Murad was taken by force to Mosul, the Iraqi “capital” of the IS’s self-declared caliphate, where she was held captive and repeatedly gang-raped, tortured and beaten.
IS fighters wanted “to take our honor, but they lost their honor”, said Murad, now a United Nations goodwill ambassador for survivors of human trafficking.
Seen as heretics
For the jihadists, with their ultra-strict interpretation of Islam, the Yazidis are seen as heretics.
The Kurdish-speaking community follows an ancient religion, revering a single God and the “leader of the angels,” represented by a peacock.
Like thousands of Yazidis, Murad was sold and forcibly married to a jihadist, beaten and — in contrast to the official wives of IS leaders — forced to wear makeup and tight clothes, an experience she later related in front of the United Nations Security Council.
“The first thing they did was they forced us to convert to Islam,” Murad told AFP in 2016.
Shocked by the violence, Murad set about trying to escape, and managed to flee with the help of a Muslim family from Mosul.
Using false identity papers, she managed to cross the few dozen kilometres (miles) to Iraqi Kurdistan, joining crowds of other displaced Yazidis in camps.
There, she learnt that six of her brothers and her mother had been killed.
With the help of an organisation that assists Yazidis, she joined her sister in Germany, where she lives today.
The Yazidis numbered around 550,000 in Iraq before 2014, but some 100,000 have since left the country.
Many others who fled their hometowns to Iraqi Kurdistan remain reluctant to return to their traditional lands.
Since fleeing, Murad has dedicated herself to what she calls “our peoples’ fight.”
‘Atrocities on women’s bodies’
In his French autobiography, “Plaidoyer pour la vie” (“Plea for Life”), Mukwege recounts the “depths of horror” he encountered in South Kivu.
Mukwege recounted how rapists had inserted a gun into a woman’s genitals and fired.
“Her whole pelvis was destroyed. I thought it was the work of a madman, but the same year I treated 45 similar cases,” he said of the incident in 1999 — the year he set up Panzi hospital in the provincial capital Bukavu.
“I have witnessed mass atrocities committed against women’s bodies and I cannot remain with my arms folded because our common humanity calls on us to care for each other.”
The 450-bed Panzi hospital treats more than 3,500 women a year, though not all for sexual abuse.
It provides free consultations and performs reconstructive surgery on women who have suffered serious internal injuries.
Mukwege’s work has also put his own life on the line. He narrowly escaped an attack on his life in October 2012, in which his guard was killed.
He now lives under the permanent protection of UN peacekeepers at his hospital.

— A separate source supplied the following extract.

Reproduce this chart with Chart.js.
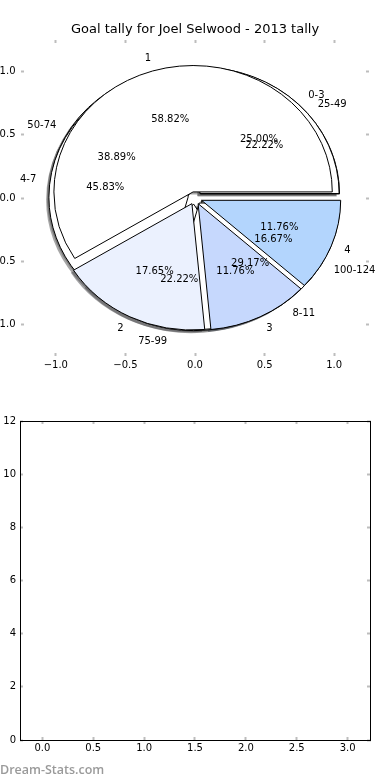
<!DOCTYPE html>
<html>
<head>
<meta charset="utf-8">
<script src="https://cdn.jsdelivr.net/npm/chart.js@4.4.1/dist/chart.umd.min.js"></script>
<style>
  html, body { margin: 0; padding: 0; background: #fff; }
  #wrap { width: 390px; height: 780px; }
  canvas { display: block; }
</style>
</head>
<body>
<div id="wrap">
  <canvas id="pies" width="390" height="390"></canvas>
  <canvas id="empty" width="390" height="390"></canvas>
</div>
<script>
/* global Chart */

const chartTitle = 'Goal tally for Joel Selwood - 2013 tally';

// goals per game (front pie)
const goalLabels = ['1', '2', '3', '4'];
const goalCounts = [10, 3, 2, 2];
// winning margin
const marginLabels = ['0-3', '4-7', '8-11'];
const marginCounts = [6, 11, 7];
// disposals
const disposalLabels = ['25-49', '50-74', '75-99', '100-124'];
const disposalCounts = [4, 7, 4, 3];

const goalColors = ['#ffffff', '#ebf1fe', '#c6d8fd', '#b3d5fd'];
const backColors = ['#ffffff', '#ffffff', '#ffffff', '#ffffff'];

// tick labels
const pieTicks = [-1.0, -0.5, 0.0, 0.5, 1.0];
const lowerXTicks = [0.0, 0.5, 1.0, 1.5, 2.0, 2.5, 3.0];
const lowerYTicks = [0, 2, 4, 6, 8, 10, 12];

// back to front, like the original plot
const pies = [
  { labels: disposalLabels, values: disposalCounts, colors: backColors },
  { labels: marginLabels,   values: marginCounts,   colors: backColors },
  { labels: goalLabels,     values: goalCounts,     colors: goalColors },
];

const FONT = '"DejaVu Sans", sans-serif';
const EXPLODE = 0.05;
const SHADOW = -0.02;

Chart.defaults.font.family = FONT;
Chart.defaults.color = '#000';

const fmtTick = (v) => (v < 0 ? '\u2212' : '') + Math.abs(v).toFixed(1);

// wedge angles (counter-clockwise from 3 o'clock), exploded centres, percents
function wedges(values, colors) {
  const total = values.reduce((a, b) => a + b, 0);
  let t = 0;
  return values.map((v, i) => {
    const t1 = t;
    const t2 = t + (v / total) * 2 * Math.PI;
    t = t2;
    const mid = (t1 + t2) / 2;
    return {
      t1, t2, mid,
      cx: EXPLODE * Math.cos(mid),
      cy: EXPLODE * Math.sin(mid),
      color: colors[i],
      pct: ((v / total) * 100).toFixed(2) + '%',
    };
  });
}

function shade(hex) {
  const n = parseInt(hex.slice(1), 16);
  const r = ((n >> 16) & 255) * 0.3, g = ((n >> 8) & 255) * 0.3, b = (n & 255) * 0.3;
  return `rgba(${r},${g},${b},0.5)`;
}

const pieLayers = {
  id: 'pieLayers',
  afterDatasetsDraw(chart) {
    const { ctx, scales: { x, y } } = chart;
    const px = (v) => x.getPixelForValue(v);
    const py = (v) => y.getPixelForValue(v);
    const rx = px(1) - px(0);
    const ry = py(0) - py(1);
    const layers = pies.map((p) => ({ ...p, w: wedges(p.values, p.colors) }));

    const path = (w, ox, oy) => {
      const cx = px(w.cx + ox), cy = py(w.cy + oy);
      ctx.beginPath();
      ctx.moveTo(cx, cy);
      ctx.ellipse(cx, cy, rx, ry, 0, -w.t1, -w.t2, true);
      ctx.closePath();
    };

    ctx.save();
    ctx.lineWidth = 1;
    ctx.lineJoin = 'miter';
    // shadows sit under every wedge
    layers.forEach((p) => p.w.forEach((w) => {
      path(w, SHADOW, SHADOW);
      ctx.fillStyle = shade(w.color);
      ctx.fill();
    }));
    layers.forEach((p) => p.w.forEach((w) => {
      path(w, 0, 0);
      ctx.fillStyle = w.color;
      ctx.fill();
      ctx.strokeStyle = '#000';
      ctx.stroke();
    }));

    ctx.font = '10px ' + FONT;
    ctx.fillStyle = '#000';
    ctx.textBaseline = 'middle';
    layers.forEach((p) => p.w.forEach((w, i) => {
      const lx = w.cx + 1.1 * Math.cos(w.mid);
      const ly = w.cy + 1.1 * Math.sin(w.mid);
      ctx.textAlign = lx > 0 ? 'left' : 'right';
      ctx.fillText(p.labels[i], px(lx), py(ly));
      ctx.textAlign = 'center';
      ctx.fillText(w.pct, px(w.cx + 0.6 * Math.cos(w.mid)), py(w.cy + 0.6 * Math.sin(w.mid)));
    }));
    ctx.restore();
  },
};

const tickGrid = {
  display: true,
  drawOnChartArea: false,
  drawTicks: true,
  tickLength: -3,
  tickWidth: 2,
  tickColor: '#bdbdbd',
};

function axis(position, min, max, tickList, size, opts) {
  return {
    type: 'linear',
    position,
    min,
    max,
    border: opts.border,
    grid: tickGrid,
    ticks: {
      display: opts.labels,
      padding: opts.padding || 0,
      autoSkip: false,
      maxRotation: 0,
      font: { size: 10 },
      color: '#000',
      callback: opts.fmt,
    },
    afterBuildTicks: (s) => { s.ticks = tickList.map((v) => ({ value: v })); },
    afterFit: (s) => {
      if (s.isHorizontal()) s.height = size; else s.width = size;
    },
  };
}

const noBorder = { display: false };
const blackBorder = { display: true, color: '#000', width: 1 };

new Chart(document.getElementById('pies'), {
  type: 'scatter',
  data: { datasets: [] },
  options: {
    responsive: false,
    animation: false,
    events: [],
    layout: { padding: 0 },
    plugins: {
      legend: { display: false },
      tooltip: { enabled: false },
      title: {
        display: true,
        text: chartTitle,
        color: '#000',
        font: { size: 13, weight: 'normal' },
        padding: { top: 22, bottom: 2.4 },
      },
    },
    scales: {
      x:  axis('bottom', -1.25, 1.25, pieTicks, 34, { border: noBorder, labels: true, padding: 6, fmt: fmtTick }),
      x2: axis('top',    -1.25, 1.25, pieTicks, 0,  { border: noBorder, labels: false }),
      y:  axis('left',   -1.25, 1.25, pieTicks, 21, { border: noBorder, labels: true, padding: 8.5, fmt: fmtTick }),
      y2: axis('right',  -1.25, 1.25, pieTicks, 21, { border: noBorder, labels: false }),
    },
  },
  plugins: [pieLayers],
});

const watermark = {
  id: 'watermark',
  afterDraw(chart) {
    const { ctx } = chart;
    ctx.save();
    ctx.font = '600 12.5px "Open Sans", sans-serif';
    ctx.fillStyle = '#9a9a9a';
    ctx.textAlign = 'left';
    ctx.textBaseline = 'middle';
    ctx.fillText('Dream-Stats.com', 0, 380);
    ctx.restore();
  },
};

new Chart(document.getElementById('empty'), {
  type: 'scatter',
  data: { datasets: [] },
  options: {
    responsive: false,
    animation: false,
    events: [],
    layout: { padding: 0 },
    plugins: {
      legend: { display: false },
      tooltip: { enabled: false },
    },
    scales: {
      x:  axis('bottom', -0.22, 3.22, lowerXTicks, 40, { border: blackBorder, labels: true, padding: 5, fmt: (v) => v.toFixed(1) }),
      x2: axis('top',    -0.22, 3.22, lowerXTicks, 31, { border: blackBorder, labels: false }),
      y:  axis('left',   0, 12, lowerYTicks, 20, { border: blackBorder, labels: true, padding: 7, fmt: (v) => String(v) }),
      y2: axis('right',  0, 12, lowerYTicks, 20, { border: blackBorder, labels: false }),
    },
  },
  plugins: [watermark],
});
</script>
</body>
</html>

Murad and her friend Lamia Haji Bashar, joint recipients of the EU’s 2016 Sakharov human rights prize, have advocated to reveal the fate of 3,000 Yazidis who remain missing, presumed still in captivity.
She has also campaigned for displaced Yazidis to be taken in by European countries and for the acts committed by IS to be recognised internationally as genocide.
High-profile supporter
The Yazidi cause has won a high-profile supporter — Lebanese-British lawyer and rights activist Amal Clooney, who also penned the foreword to Murad’s book, “The Last Girl”, published in 2017.
That same year, the UN announced it would begin gathering evidence on IS war crimes, crimes against humanity or genocide that would be used to try IS militants in Iraqi courts.
Announcing the Nobel’s recipients in October, committee chairwoman Berit Reiss-Andersen said: “A more peaceful world can only be achieved if women and their fundamental rights and security are recognised and protected in war.”
Yet in contrast to all the tragedies that have befallen her, recent pictures on Murad’s Twitter feed show happier times.
In August, she announced her engagement to fellow Yazidi activist Abid Shamdeen.
“The struggle of our people brought us together & we will continue this path together,” she wrote.
Underneath, a photo showed her next to a young man in a bow tie, her face still framed by her long brown hair, but this time, bearing a broad smile.